19 Ind. 173 | Ind. | 1862

Per Curiam.

This was an action by Shafer against Pate, commenced before a Justice of the Peace, upon an account, in which the plaintiff claimed a balance of sixty-two dollars and forty-six cents. The defendant filed an off-set of various items, amounting to five hundred dollars, but claimed judgment for the amount that might be found due him, after deducting what might be found due the plaintiff, “ not to exceed one hundred dollars.” On the appeal to the Common Pleas, the cause was tried, and resulted in a verdict and judgment for the plaintiff, for the amount of his claim.

The cause is before us on the evidence.
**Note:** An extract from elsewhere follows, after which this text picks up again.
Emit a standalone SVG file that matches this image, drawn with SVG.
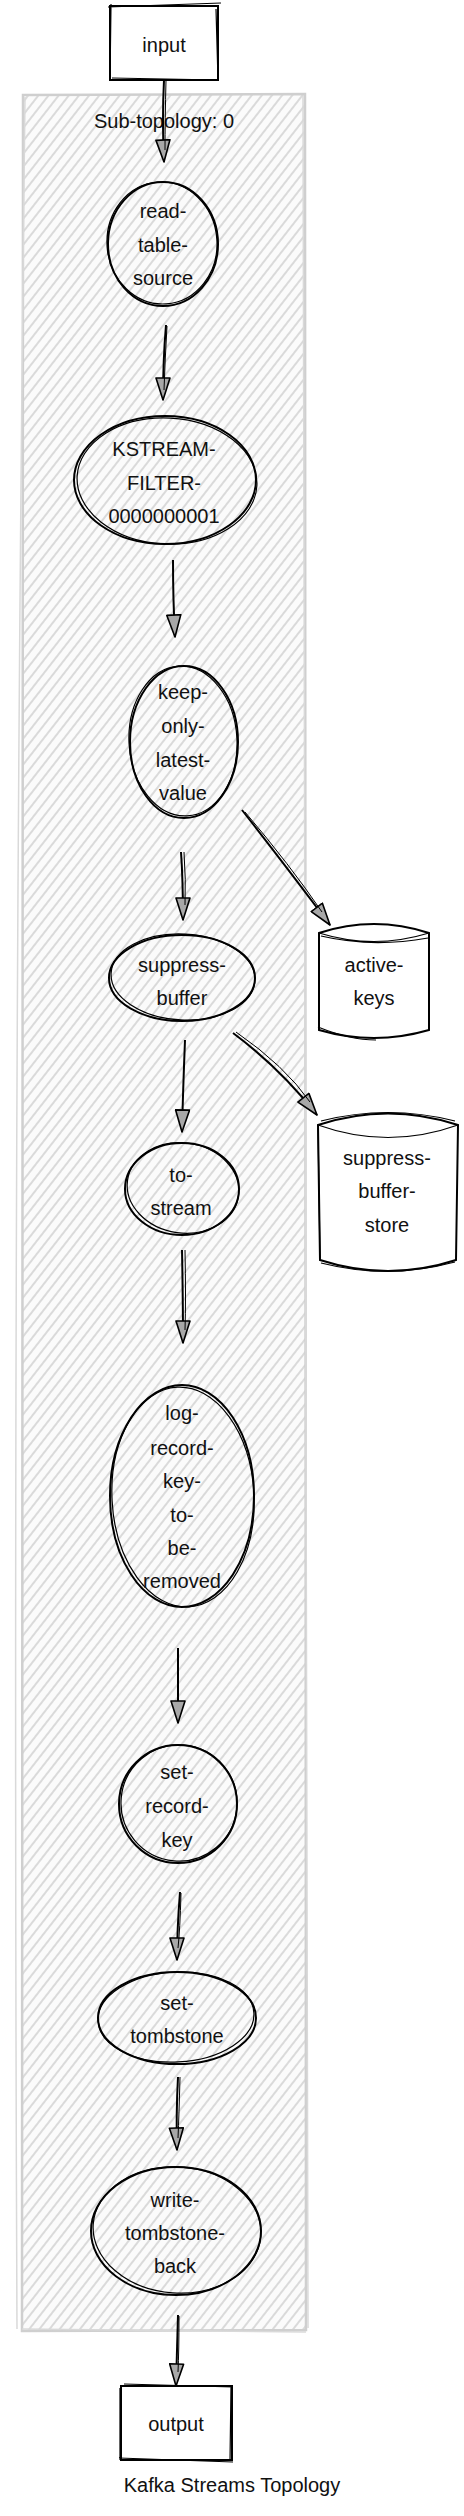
<svg xmlns="http://www.w3.org/2000/svg" width="464" height="2516" viewBox="0 0 464 2516">
<style>
.t{font-family:"Liberation Sans",Arial,sans-serif;font-size:20px;fill:#111;text-anchor:middle}
.n{fill:none;stroke:#000;stroke-width:2}
.n2{fill:none;stroke:#000;stroke-width:1.2}
.box{fill:#fff;stroke:#000;stroke-width:2}
.c{fill:none;stroke:#000;stroke-width:2}
.c2{fill:none;stroke:#000;stroke-width:1}
</style>
<defs>
<pattern id="hatch" width="8" height="8" patternUnits="userSpaceOnUse" patternTransform="rotate(38)">
<rect width="8" height="8" fill="#fbfbfb"/>
<line x1="1" y1="0" x2="1" y2="8" stroke="#d2d2d2" stroke-width="1.6"/>
</pattern>
<marker id="arr" viewBox="0 0 24 16" markerWidth="24" markerHeight="16" refX="23" refY="8" orient="auto" markerUnits="userSpaceOnUse">
<path d="M1,1 L23,8 L1,15 Z" fill="#a8a8a8" stroke="#000" stroke-width="1.6" stroke-linejoin="round"/>
</marker>
</defs>
<rect width="464" height="2516" fill="#fff"/>
<g id="subtopology-0">
<rect x="23" y="95" width="282" height="2235" fill="url(#hatch)"/>
<path d="M23,95 L305,94 L306,2330 L22,2331 Z" fill="none" stroke="#cfcfcf" stroke-width="2.5"/>
<path d="M25,97 Q12,1200 17,2329 M303,96 Q310,1200 308,2328 M22,2329 L306,2332" fill="none" stroke="#d9d9d9" stroke-width="1.5"/>
<text class="t" x="164" y="128">Sub-topology: 0</text>
</g>
<g id="connectors">
<path class="c" d="M164,80 Q162,120 164,162" marker-end="url(#arr)"/>
<path class="c2" d="M166,80 Q165,120 165,150"/>
<path class="c" d="M166,325 Q163,360 163,400" marker-end="url(#arr)"/>
<path class="c2" d="M167,326 Q165,360 164,390"/>
<path class="c" d="M173,560 Q173,600 175,637" marker-end="url(#arr)"/>
<path class="c" d="M181,852 Q183,880 183,920" marker-end="url(#arr)"/>
<path class="c2" d="M184,852 Q186,880 185,905"/>
<path class="c" d="M242,810 Q285,865 330,925" marker-end="url(#arr)"/>
<path class="c2" d="M245,812 Q290,865 322,912"/>
<path class="c" d="M185,1040 Q183,1090 182,1132" marker-end="url(#arr)"/>
<path class="c" d="M233,1033 Q280,1068 317,1115" marker-end="url(#arr)"/>
<path class="c2" d="M236,1032 Q285,1066 310,1102"/>
<path class="c" d="M182,1250 Q183,1300 183,1343" marker-end="url(#arr)"/>
<path class="c2" d="M185,1250 Q186,1300 185,1330"/>
<path class="c" d="M178,1648 Q178,1690 178,1723" marker-end="url(#arr)"/>
<path class="c" d="M180,1892 Q177,1930 177,1960" marker-end="url(#arr)"/>
<path class="c2" d="M181,1893 Q180,1930 178,1948"/>
<path class="c" d="M178,2077 Q176,2115 177,2150" marker-end="url(#arr)"/>
<path class="c2" d="M180,2077 Q179,2115 178,2138"/>
<path class="c" d="M178,2315 Q177,2350 176,2386" marker-end="url(#arr)"/>
<path class="c2" d="M179,2316 Q179,2350 178,2372"/>
</g>
<g id="input">
<rect class="box" x="110" y="6" width="108" height="74"/>
<path class="n2" d="M108,7 L221,3 M111,4 L110,80 M216,9 L218,80 M112,78 L219,80"/>
<text class="t" x="164" y="52">input</text>
</g>
<g id="read-table-source">
<ellipse class="n" cx="163" cy="244" rx="55" ry="62"/>
<ellipse class="n2" cx="162" cy="243" rx="55" ry="61" transform="rotate(-4 162 243)"/>
<text class="t" x="163" y="218">read-</text>
<text class="t" x="163" y="252">table-</text>
<text class="t" x="163" y="285">source</text>
</g>
<g id="KSTREAM-FILTER-0000000001">
<ellipse class="n" cx="165" cy="480" rx="91" ry="64"/>
<ellipse class="n2" cx="167" cy="481" rx="90" ry="63" transform="rotate(3 167 481)"/>
<text class="t" x="164" y="456">KSTREAM-</text>
<text class="t" x="164" y="490">FILTER-</text>
<text class="t" x="164" y="523">0000000001</text>
</g>
<g id="keep-only-latest-value">
<ellipse class="n" cx="184" cy="742" rx="54" ry="76"/>
<ellipse class="n2" cx="183" cy="741" rx="54" ry="75" transform="rotate(-3 183 741)"/>
<text class="t" x="183" y="699">keep-</text>
<text class="t" x="183" y="733">only-</text>
<text class="t" x="183" y="767">latest-</text>
<text class="t" x="183" y="800">value</text>
</g>
<g id="suppress-buffer">
<ellipse class="n" cx="182" cy="978" rx="73" ry="43"/>
<ellipse class="n2" cx="183" cy="977" rx="72" ry="43" transform="rotate(3 183 977)"/>
<text class="t" x="182" y="972">suppress-</text>
<text class="t" x="182" y="1005">buffer</text>
</g>
<g id="active-keys">
<path d="M319,933 Q374,915 429,933 L429,1030 Q374,1046 319,1030 Z" fill="#fff" stroke="#000" stroke-width="2"/>
<path class="n2" d="M319,933 Q374,950 429,933 M321,936 Q372,948 428,938 M318,1027 Q350,1040 376,1040"/>
<text class="t" x="374" y="972">active-</text>
<text class="t" x="374" y="1005">keys</text>
</g>
<g id="to-stream">
<ellipse class="n" cx="182" cy="1189" rx="57" ry="46"/>
<ellipse class="n2" cx="183" cy="1188" rx="56" ry="45" transform="rotate(8 183 1188)"/>
<text class="t" x="181" y="1182">to-</text>
<text class="t" x="181" y="1215">stream</text>
</g>
<g id="suppress-buffer-store">
<path d="M318,1125 Q388,1102 458,1125 L456,1260 Q388,1282 320,1260 Z" fill="#fff" stroke="#000" stroke-width="2"/>
<path class="n2" d="M318,1125 Q388,1150 458,1125 M321,1121 Q388,1104 455,1121 M318,1128 L320,1258 M321,1263 Q388,1280 455,1262"/>
<text class="t" x="387" y="1165">suppress-</text>
<text class="t" x="387" y="1198">buffer-</text>
<text class="t" x="387" y="1232">store</text>
</g>
<g id="log-record-key-to-be-removed">
<ellipse class="n" cx="182" cy="1496" rx="72" ry="111"/>
<ellipse class="n2" cx="183" cy="1497" rx="71" ry="110" transform="rotate(-3 183 1497)"/>
<text class="t" x="182" y="1420">log-</text>
<text class="t" x="182" y="1455">record-</text>
<text class="t" x="182" y="1488">key-</text>
<text class="t" x="182" y="1522">to-</text>
<text class="t" x="182" y="1555">be-</text>
<text class="t" x="182" y="1588">removed</text>
</g>
<g id="set-record-key">
<ellipse class="n" cx="178" cy="1804" rx="59" ry="59"/>
<ellipse class="n2" cx="179" cy="1803" rx="58" ry="58" transform="rotate(5 179 1803)"/>
<text class="t" x="177" y="1779">set-</text>
<text class="t" x="177" y="1813">record-</text>
<text class="t" x="177" y="1847">key</text>
</g>
<g id="set-tombstone">
<ellipse class="n" cx="177" cy="2018" rx="79" ry="46"/>
<ellipse class="n2" cx="176" cy="2017" rx="78" ry="45" transform="rotate(-3 176 2017)"/>
<text class="t" x="177" y="2010">set-</text>
<text class="t" x="177" y="2043">tombstone</text>
</g>
<g id="write-tombstone-back">
<ellipse class="n" cx="176" cy="2231" rx="85" ry="64"/>
<ellipse class="n2" cx="177" cy="2230" rx="84" ry="63" transform="rotate(4 177 2230)"/>
<text class="t" x="175" y="2207">write-</text>
<text class="t" x="175" y="2240">tombstone-</text>
<text class="t" x="175" y="2273">back</text>
</g>
<g id="output">
<rect class="box" x="121" y="2386" width="111" height="74"/>
<path class="n2" d="M124,2384 L233,2387 M120,2388 L120,2460 M231,2387 L230,2461 M119,2458 L233,2462"/>
<text class="t" x="176" y="2431">output</text>
</g>
<g id="title">
<text class="t" x="232" y="2492">Kafka Streams Topology</text>
</g>
</svg>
The full amount of the plaintiff’s claim being allowed him, it is apparent that the defendant’s off-set was totally rejected. The evidence, *174clearly enough, sustains some portion of the set-off; and, in reference to this portion, there does not appear to have been any conflict in the testimony. Hence, it seems to us, that a new trial, which was asked for, should have been granted. But it is insisted, by counsel for the appellee, that the- set-off was beyond the jurisdiction of the justice, and, hence, that the verdict was right.

A. C. Downey, for the appellant. David McDonald, for the appellee.

This point, in our opinion, is not well taken.. In a complaint, the amount .demanded in the conclusion is the criterion of jurisdiction. Culley v. Laybrook, 8 Ind. 285. Guard v. Circle, 16 Ind. 401. The same rule must apply in reference to a set-off. Here, the defendant claimed judgment for an amount “ not to exceed one hundred dollars ” which was within the jurisdiction of the justice.

This accords with the cases of Alexander v. Peck, 5 Blackf. 308, and Gharkey v. Halstead, 1 Ind. 389. Murphy v. Evans, 11 Ind. 517.

The judgment below is reversed, with costs, and the cause remanded for a new trial.